» **Aim**
Would you repeat the listing exactly but omit every picture?

» **Available data**

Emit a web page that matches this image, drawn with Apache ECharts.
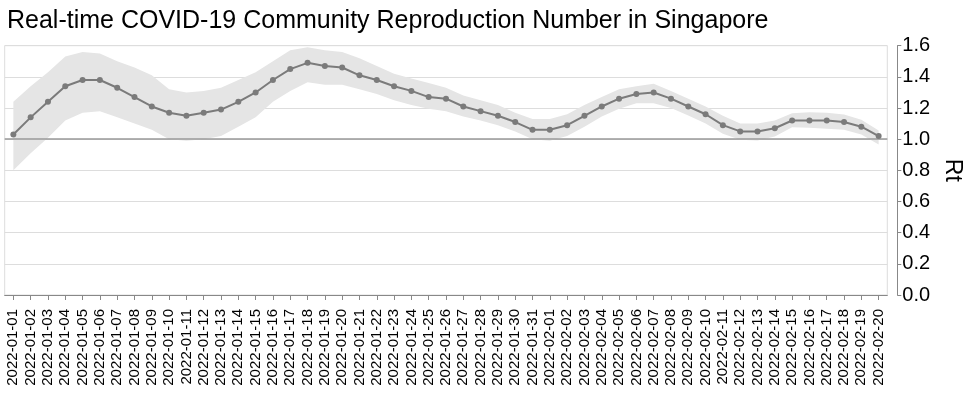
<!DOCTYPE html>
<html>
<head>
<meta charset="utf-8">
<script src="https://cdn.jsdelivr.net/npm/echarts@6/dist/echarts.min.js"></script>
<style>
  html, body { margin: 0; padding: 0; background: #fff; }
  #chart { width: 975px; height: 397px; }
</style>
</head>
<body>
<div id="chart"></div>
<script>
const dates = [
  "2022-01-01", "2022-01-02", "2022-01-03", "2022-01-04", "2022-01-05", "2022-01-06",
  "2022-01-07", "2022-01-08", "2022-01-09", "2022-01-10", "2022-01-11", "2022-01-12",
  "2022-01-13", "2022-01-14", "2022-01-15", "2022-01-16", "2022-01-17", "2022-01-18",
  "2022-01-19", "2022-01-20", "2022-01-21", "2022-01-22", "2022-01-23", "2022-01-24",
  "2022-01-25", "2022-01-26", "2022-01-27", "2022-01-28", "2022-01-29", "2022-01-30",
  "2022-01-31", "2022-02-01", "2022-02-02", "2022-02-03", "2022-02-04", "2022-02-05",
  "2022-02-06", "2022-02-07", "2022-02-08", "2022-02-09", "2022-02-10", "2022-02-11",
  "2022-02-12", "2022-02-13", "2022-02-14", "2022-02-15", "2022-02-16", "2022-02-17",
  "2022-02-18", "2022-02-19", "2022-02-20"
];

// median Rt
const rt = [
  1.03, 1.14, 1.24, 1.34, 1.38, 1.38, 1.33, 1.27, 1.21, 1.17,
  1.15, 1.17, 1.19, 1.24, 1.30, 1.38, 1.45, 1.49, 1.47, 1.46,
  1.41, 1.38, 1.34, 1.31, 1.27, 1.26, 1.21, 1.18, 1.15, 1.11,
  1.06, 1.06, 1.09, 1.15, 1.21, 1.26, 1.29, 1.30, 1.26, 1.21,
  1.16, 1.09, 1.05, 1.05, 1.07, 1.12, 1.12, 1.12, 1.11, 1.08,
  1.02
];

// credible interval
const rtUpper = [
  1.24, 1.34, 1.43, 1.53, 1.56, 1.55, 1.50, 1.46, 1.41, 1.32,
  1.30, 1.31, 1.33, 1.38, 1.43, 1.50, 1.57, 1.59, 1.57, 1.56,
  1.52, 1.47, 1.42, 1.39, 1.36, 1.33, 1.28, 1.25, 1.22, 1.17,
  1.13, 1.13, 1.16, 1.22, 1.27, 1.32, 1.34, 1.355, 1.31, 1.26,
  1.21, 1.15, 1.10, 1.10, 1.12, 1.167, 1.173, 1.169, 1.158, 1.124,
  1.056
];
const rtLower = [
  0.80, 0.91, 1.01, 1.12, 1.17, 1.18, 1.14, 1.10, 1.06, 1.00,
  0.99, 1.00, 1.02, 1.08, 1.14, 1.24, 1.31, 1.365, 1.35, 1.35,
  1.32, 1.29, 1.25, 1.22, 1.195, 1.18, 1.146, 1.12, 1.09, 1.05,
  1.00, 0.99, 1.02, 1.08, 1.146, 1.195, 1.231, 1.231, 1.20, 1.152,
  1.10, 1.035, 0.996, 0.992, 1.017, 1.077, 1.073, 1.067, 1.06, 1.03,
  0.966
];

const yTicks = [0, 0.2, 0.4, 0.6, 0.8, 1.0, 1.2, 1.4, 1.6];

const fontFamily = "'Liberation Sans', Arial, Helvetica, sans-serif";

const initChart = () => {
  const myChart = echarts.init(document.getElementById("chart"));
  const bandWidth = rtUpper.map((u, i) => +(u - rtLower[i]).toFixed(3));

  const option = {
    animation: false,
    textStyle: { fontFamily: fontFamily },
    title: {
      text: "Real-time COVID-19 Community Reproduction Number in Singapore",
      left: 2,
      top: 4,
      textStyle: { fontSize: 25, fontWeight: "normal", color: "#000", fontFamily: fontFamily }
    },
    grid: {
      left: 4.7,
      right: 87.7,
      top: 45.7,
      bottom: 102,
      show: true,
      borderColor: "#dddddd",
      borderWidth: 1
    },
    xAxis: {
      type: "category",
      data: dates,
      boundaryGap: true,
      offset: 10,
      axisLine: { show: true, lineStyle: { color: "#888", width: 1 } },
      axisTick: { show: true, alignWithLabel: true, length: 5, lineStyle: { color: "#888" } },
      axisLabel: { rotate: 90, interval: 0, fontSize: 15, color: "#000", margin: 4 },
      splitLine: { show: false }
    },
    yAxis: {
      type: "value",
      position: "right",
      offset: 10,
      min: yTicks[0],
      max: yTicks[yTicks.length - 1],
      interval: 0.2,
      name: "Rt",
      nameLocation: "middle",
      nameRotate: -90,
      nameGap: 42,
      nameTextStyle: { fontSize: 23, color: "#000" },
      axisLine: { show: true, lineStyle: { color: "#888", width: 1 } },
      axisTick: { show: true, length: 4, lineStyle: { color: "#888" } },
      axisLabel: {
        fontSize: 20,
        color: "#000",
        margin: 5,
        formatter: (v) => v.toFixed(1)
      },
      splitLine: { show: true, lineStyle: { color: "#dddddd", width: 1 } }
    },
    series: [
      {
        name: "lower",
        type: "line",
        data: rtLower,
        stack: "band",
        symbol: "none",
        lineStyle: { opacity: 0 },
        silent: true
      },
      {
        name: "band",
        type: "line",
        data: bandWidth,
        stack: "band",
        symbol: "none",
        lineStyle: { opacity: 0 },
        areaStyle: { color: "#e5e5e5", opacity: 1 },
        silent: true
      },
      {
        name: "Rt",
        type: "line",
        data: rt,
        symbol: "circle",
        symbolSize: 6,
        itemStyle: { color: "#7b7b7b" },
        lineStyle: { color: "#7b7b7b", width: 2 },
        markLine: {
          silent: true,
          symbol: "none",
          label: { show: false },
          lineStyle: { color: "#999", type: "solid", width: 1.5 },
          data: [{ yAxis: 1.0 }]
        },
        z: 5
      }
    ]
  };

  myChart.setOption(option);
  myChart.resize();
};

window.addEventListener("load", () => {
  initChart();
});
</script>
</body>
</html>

» **Exercise output**
Emit a web page that matches this image, drawn with Apache ECharts.
<!DOCTYPE html>
<html>
<head>
<meta charset="utf-8">
<script src="https://cdn.jsdelivr.net/npm/echarts@6/dist/echarts.min.js"></script>
<style>
  html, body { margin: 0; padding: 0; background: #fff; }
  #chart { width: 975px; height: 397px; }
</style>
</head>
<body>
<div id="chart"></div>
<script>
const dates = [
  "2022-01-01", "2022-01-02", "2022-01-03", "2022-01-04", "2022-01-05", "2022-01-06",
  "2022-01-07", "2022-01-08", "2022-01-09", "2022-01-10", "2022-01-11", "2022-01-12",
  "2022-01-13", "2022-01-14", "2022-01-15", "2022-01-16", "2022-01-17", "2022-01-18",
  "2022-01-19", "2022-01-20", "2022-01-21", "2022-01-22", "2022-01-23", "2022-01-24",
  "2022-01-25", "2022-01-26", "2022-01-27", "2022-01-28", "2022-01-29", "2022-01-30",
  "2022-01-31", "2022-02-01", "2022-02-02", "2022-02-03", "2022-02-04", "2022-02-05",
  "2022-02-06", "2022-02-07", "2022-02-08", "2022-02-09", "2022-02-10", "2022-02-11",
  "2022-02-12", "2022-02-13", "2022-02-14", "2022-02-15", "2022-02-16", "2022-02-17",
  "2022-02-18", "2022-02-19", "2022-02-20"
];

// median Rt
const rt = [
  1.03, 1.14, 1.24, 1.34, 1.38, 1.38, 1.33, 1.27, 1.21, 1.17,
  1.15, 1.17, 1.19, 1.24, 1.30, 1.38, 1.45, 1.49, 1.47, 1.46,
  1.41, 1.38, 1.34, 1.31, 1.27, 1.26, 1.21, 1.18, 1.15, 1.11,
  1.06, 1.06, 1.09, 1.15, 1.21, 1.26, 1.29, 1.30, 1.26, 1.21,
  1.16, 1.09, 1.05, 1.05, 1.07, 1.12, 1.12, 1.12, 1.11, 1.08,
  1.02
];

// credible interval
const rtUpper = [
  1.24, 1.34, 1.43, 1.53, 1.56, 1.55, 1.50, 1.46, 1.41, 1.32,
  1.30, 1.31, 1.33, 1.38, 1.43, 1.50, 1.57, 1.59, 1.57, 1.56,
  1.52, 1.47, 1.42, 1.39, 1.36, 1.33, 1.28, 1.25, 1.22, 1.17,
  1.13, 1.13, 1.16, 1.22, 1.27, 1.32, 1.34, 1.355, 1.31, 1.26,
  1.21, 1.15, 1.10, 1.10, 1.12, 1.167, 1.173, 1.169, 1.158, 1.124,
  1.056
];
const rtLower = [
  0.80, 0.91, 1.01, 1.12, 1.17, 1.18, 1.14, 1.10, 1.06, 1.00,
  0.99, 1.00, 1.02, 1.08, 1.14, 1.24, 1.31, 1.365, 1.35, 1.35,
  1.32, 1.29, 1.25, 1.22, 1.195, 1.18, 1.146, 1.12, 1.09, 1.05,
  1.00, 0.99, 1.02, 1.08, 1.146, 1.195, 1.231, 1.231, 1.20, 1.152,
  1.10, 1.035, 0.996, 0.992, 1.017, 1.077, 1.073, 1.067, 1.06, 1.03,
  0.966
];

const yTicks = [0, 0.2, 0.4, 0.6, 0.8, 1.0, 1.2, 1.4, 1.6];

const fontFamily = "'Liberation Sans', Arial, Helvetica, sans-serif";

const initChart = () => {
  const myChart = echarts.init(document.getElementById("chart"));
  const bandWidth = rtUpper.map((u, i) => +(u - rtLower[i]).toFixed(3));

  const option = {
    animation: false,
    textStyle: { fontFamily: fontFamily },
    title: {
      text: "Real-time COVID-19 Community Reproduction Number in Singapore",
      left: 2,
      top: 4,
      textStyle: { fontSize: 25, fontWeight: "normal", color: "#000", fontFamily: fontFamily }
    },
    grid: {
      left: 4.7,
      right: 87.7,
      top: 45.7,
      bottom: 102,
      show: true,
      borderColor: "#dddddd",
      borderWidth: 1
    },
    xAxis: {
      type: "category",
      data: dates,
      boundaryGap: true,
      offset: 10,
      axisLine: { show: true, lineStyle: { color: "#888", width: 1 } },
      axisTick: { show: true, alignWithLabel: true, length: 5, lineStyle: { color: "#888" } },
      axisLabel: { rotate: 90, interval: 0, fontSize: 15, color: "#000", margin: 4 },
      splitLine: { show: false }
    },
    yAxis: {
      type: "value",
      position: "right",
      offset: 10,
      min: yTicks[0],
      max: yTicks[yTicks.length - 1],
      interval: 0.2,
      name: "Rt",
      nameLocation: "middle",
      nameRotate: -90,
      nameGap: 42,
      nameTextStyle: { fontSize: 23, color: "#000" },
      axisLine: { show: true, lineStyle: { color: "#888", width: 1 } },
      axisTick: { show: true, length: 4, lineStyle: { color: "#888" } },
      axisLabel: {
        fontSize: 20,
        color: "#000",
        margin: 5,
        formatter: (v) => v.toFixed(1)
      },
      splitLine: { show: true, lineStyle: { color: "#dddddd", width: 1 } }
    },
    series: [
      {
        name: "lower",
        type: "line",
        data: rtLower,
        stack: "band",
        symbol: "none",
        lineStyle: { opacity: 0 },
        silent: true
      },
      {
        name: "band",
        type: "line",
        data: bandWidth,
        stack: "band",
        symbol: "none",
        lineStyle: { opacity: 0 },
        areaStyle: { color: "#e5e5e5", opacity: 1 },
        silent: true
      },
      {
        name: "Rt",
        type: "line",
        data: rt,
        symbol: "circle",
        symbolSize: 6,
        itemStyle: { color: "#7b7b7b" },
        lineStyle: { color: "#7b7b7b", width: 2 },
        markLine: {
          silent: true,
          symbol: "none",
          label: { show: false },
          lineStyle: { color: "#999", type: "solid", width: 1.5 },
          data: [{ yAxis: 1.0 }]
        },
        z: 5
      }
    ]
  };

  myChart.setOption(option);
  myChart.resize();
};

window.addEventListener("load", () => {
  initChart();
});
</script>
</body>
</html>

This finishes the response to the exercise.